REQUEST: Restate the listing below word for word, omitting any images.

DATASET SECTION:
* Begin *

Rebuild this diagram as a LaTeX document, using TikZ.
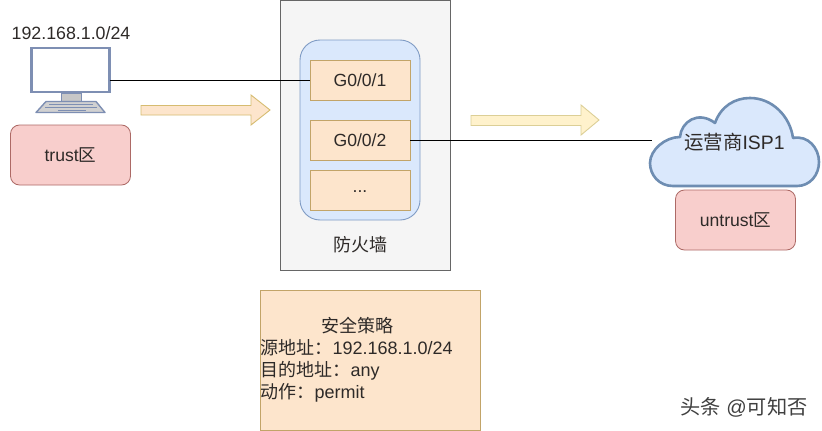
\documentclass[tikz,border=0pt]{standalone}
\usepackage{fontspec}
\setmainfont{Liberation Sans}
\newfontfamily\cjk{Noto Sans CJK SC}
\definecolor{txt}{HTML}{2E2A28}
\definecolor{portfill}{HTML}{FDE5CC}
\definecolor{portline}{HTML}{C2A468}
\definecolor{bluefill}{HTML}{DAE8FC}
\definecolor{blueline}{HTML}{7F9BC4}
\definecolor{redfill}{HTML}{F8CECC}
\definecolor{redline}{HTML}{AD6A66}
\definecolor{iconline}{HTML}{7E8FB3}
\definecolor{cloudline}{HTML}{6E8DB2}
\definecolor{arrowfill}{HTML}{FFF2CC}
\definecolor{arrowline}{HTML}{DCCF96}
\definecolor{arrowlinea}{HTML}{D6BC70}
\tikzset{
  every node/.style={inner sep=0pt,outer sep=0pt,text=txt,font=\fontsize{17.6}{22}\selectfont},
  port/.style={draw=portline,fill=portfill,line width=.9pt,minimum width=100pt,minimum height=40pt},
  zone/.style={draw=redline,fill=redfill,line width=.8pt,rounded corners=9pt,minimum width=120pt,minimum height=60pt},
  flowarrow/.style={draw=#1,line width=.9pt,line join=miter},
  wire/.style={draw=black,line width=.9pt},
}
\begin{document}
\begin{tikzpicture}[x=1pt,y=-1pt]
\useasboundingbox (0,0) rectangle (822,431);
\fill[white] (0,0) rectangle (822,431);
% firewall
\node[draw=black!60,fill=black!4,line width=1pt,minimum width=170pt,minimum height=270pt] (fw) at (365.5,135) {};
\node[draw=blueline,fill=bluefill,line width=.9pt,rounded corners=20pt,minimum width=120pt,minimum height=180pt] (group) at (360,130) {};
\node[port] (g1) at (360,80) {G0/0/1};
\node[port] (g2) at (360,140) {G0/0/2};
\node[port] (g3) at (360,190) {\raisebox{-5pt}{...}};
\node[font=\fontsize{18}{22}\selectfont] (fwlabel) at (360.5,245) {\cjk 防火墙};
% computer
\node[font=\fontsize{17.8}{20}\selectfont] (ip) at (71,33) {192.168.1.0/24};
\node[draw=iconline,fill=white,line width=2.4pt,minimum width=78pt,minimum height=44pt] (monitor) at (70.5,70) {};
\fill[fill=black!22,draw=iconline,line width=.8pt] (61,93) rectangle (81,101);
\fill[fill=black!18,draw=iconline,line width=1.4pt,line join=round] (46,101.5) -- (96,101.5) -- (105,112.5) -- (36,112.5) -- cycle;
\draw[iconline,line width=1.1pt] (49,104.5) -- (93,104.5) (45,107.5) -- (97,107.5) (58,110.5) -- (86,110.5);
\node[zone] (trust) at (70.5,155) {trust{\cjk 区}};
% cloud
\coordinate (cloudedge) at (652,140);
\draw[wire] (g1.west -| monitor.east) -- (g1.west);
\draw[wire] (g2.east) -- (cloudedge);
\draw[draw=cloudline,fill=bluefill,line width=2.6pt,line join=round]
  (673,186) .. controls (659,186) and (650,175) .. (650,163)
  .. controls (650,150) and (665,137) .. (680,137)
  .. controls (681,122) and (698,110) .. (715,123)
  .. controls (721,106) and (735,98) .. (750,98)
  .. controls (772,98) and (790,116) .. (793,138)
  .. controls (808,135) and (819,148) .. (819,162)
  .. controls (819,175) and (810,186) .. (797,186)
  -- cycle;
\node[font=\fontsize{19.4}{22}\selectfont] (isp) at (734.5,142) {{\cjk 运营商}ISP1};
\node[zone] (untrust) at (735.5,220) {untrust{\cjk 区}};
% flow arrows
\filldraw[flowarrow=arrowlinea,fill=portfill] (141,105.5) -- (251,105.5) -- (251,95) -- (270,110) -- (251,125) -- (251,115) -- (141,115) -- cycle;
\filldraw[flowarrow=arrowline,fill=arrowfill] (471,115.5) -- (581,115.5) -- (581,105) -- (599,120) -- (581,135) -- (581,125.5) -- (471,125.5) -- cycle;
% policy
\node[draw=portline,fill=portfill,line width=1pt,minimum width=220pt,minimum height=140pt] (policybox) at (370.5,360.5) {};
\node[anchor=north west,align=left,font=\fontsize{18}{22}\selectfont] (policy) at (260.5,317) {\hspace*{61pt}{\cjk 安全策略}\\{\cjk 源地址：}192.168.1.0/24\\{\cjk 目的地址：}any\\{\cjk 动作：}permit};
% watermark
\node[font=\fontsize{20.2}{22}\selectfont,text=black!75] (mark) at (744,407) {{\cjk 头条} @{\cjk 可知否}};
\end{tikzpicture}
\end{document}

* End *

RESULT:
Rebuild this diagram as a LaTeX document, using TikZ.
\documentclass[tikz,border=0pt]{standalone}
\usepackage{fontspec}
\setmainfont{Liberation Sans}
\newfontfamily\cjk{Noto Sans CJK SC}
\definecolor{txt}{HTML}{2E2A28}
\definecolor{portfill}{HTML}{FDE5CC}
\definecolor{portline}{HTML}{C2A468}
\definecolor{bluefill}{HTML}{DAE8FC}
\definecolor{blueline}{HTML}{7F9BC4}
\definecolor{redfill}{HTML}{F8CECC}
\definecolor{redline}{HTML}{AD6A66}
\definecolor{iconline}{HTML}{7E8FB3}
\definecolor{cloudline}{HTML}{6E8DB2}
\definecolor{arrowfill}{HTML}{FFF2CC}
\definecolor{arrowline}{HTML}{DCCF96}
\definecolor{arrowlinea}{HTML}{D6BC70}
\tikzset{
  every node/.style={inner sep=0pt,outer sep=0pt,text=txt,font=\fontsize{17.6}{22}\selectfont},
  port/.style={draw=portline,fill=portfill,line width=.9pt,minimum width=100pt,minimum height=40pt},
  zone/.style={draw=redline,fill=redfill,line width=.8pt,rounded corners=9pt,minimum width=120pt,minimum height=60pt},
  flowarrow/.style={draw=#1,line width=.9pt,line join=miter},
  wire/.style={draw=black,line width=.9pt},
}
\begin{document}
\begin{tikzpicture}[x=1pt,y=-1pt]
\useasboundingbox (0,0) rectangle (822,431);
\fill[white] (0,0) rectangle (822,431);
% firewall
\node[draw=black!60,fill=black!4,line width=1pt,minimum width=170pt,minimum height=270pt] (fw) at (365.5,135) {};
\node[draw=blueline,fill=bluefill,line width=.9pt,rounded corners=20pt,minimum width=120pt,minimum height=180pt] (group) at (360,130) {};
\node[port] (g1) at (360,80) {G0/0/1};
\node[port] (g2) at (360,140) {G0/0/2};
\node[port] (g3) at (360,190) {\raisebox{-5pt}{...}};
\node[font=\fontsize{18}{22}\selectfont] (fwlabel) at (360.5,245) {\cjk 防火墙};
% computer
\node[font=\fontsize{17.8}{20}\selectfont] (ip) at (71,33) {192.168.1.0/24};
\node[draw=iconline,fill=white,line width=2.4pt,minimum width=78pt,minimum height=44pt] (monitor) at (70.5,70) {};
\fill[fill=black!22,draw=iconline,line width=.8pt] (61,93) rectangle (81,101);
\fill[fill=black!18,draw=iconline,line width=1.4pt,line join=round] (46,101.5) -- (96,101.5) -- (105,112.5) -- (36,112.5) -- cycle;
\draw[iconline,line width=1.1pt] (49,104.5) -- (93,104.5) (45,107.5) -- (97,107.5) (58,110.5) -- (86,110.5);
\node[zone] (trust) at (70.5,155) {trust{\cjk 区}};
% cloud
\coordinate (cloudedge) at (652,140);
\draw[wire] (g1.west -| monitor.east) -- (g1.west);
\draw[wire] (g2.east) -- (cloudedge);
\draw[draw=cloudline,fill=bluefill,line width=2.6pt,line join=round]
  (673,186) .. controls (659,186) and (650,175) .. (650,163)
  .. controls (650,150) and (665,137) .. (680,137)
  .. controls (681,122) and (698,110) .. (715,123)
  .. controls (721,106) and (735,98) .. (750,98)
  .. controls (772,98) and (790,116) .. (793,138)
  .. controls (808,135) and (819,148) .. (819,162)
  .. controls (819,175) and (810,186) .. (797,186)
  -- cycle;
\node[font=\fontsize{19.4}{22}\selectfont] (isp) at (734.5,142) {{\cjk 运营商}ISP1};
\node[zone] (untrust) at (735.5,220) {untrust{\cjk 区}};
% flow arrows
\filldraw[flowarrow=arrowlinea,fill=portfill] (141,105.5) -- (251,105.5) -- (251,95) -- (270,110) -- (251,125) -- (251,115) -- (141,115) -- cycle;
\filldraw[flowarrow=arrowline,fill=arrowfill] (471,115.5) -- (581,115.5) -- (581,105) -- (599,120) -- (581,135) -- (581,125.5) -- (471,125.5) -- cycle;
% policy
\node[draw=portline,fill=portfill,line width=1pt,minimum width=220pt,minimum height=140pt] (policybox) at (370.5,360.5) {};
\node[anchor=north west,align=left,font=\fontsize{18}{22}\selectfont] (policy) at (260.5,317) {\hspace*{61pt}{\cjk 安全策略}\\{\cjk 源地址：}192.168.1.0/24\\{\cjk 目的地址：}any\\{\cjk 动作：}permit};
% watermark
\node[font=\fontsize{20.2}{22}\selectfont,text=black!75] (mark) at (744,407) {{\cjk 头条} @{\cjk 可知否}};
\end{tikzpicture}
\end{document}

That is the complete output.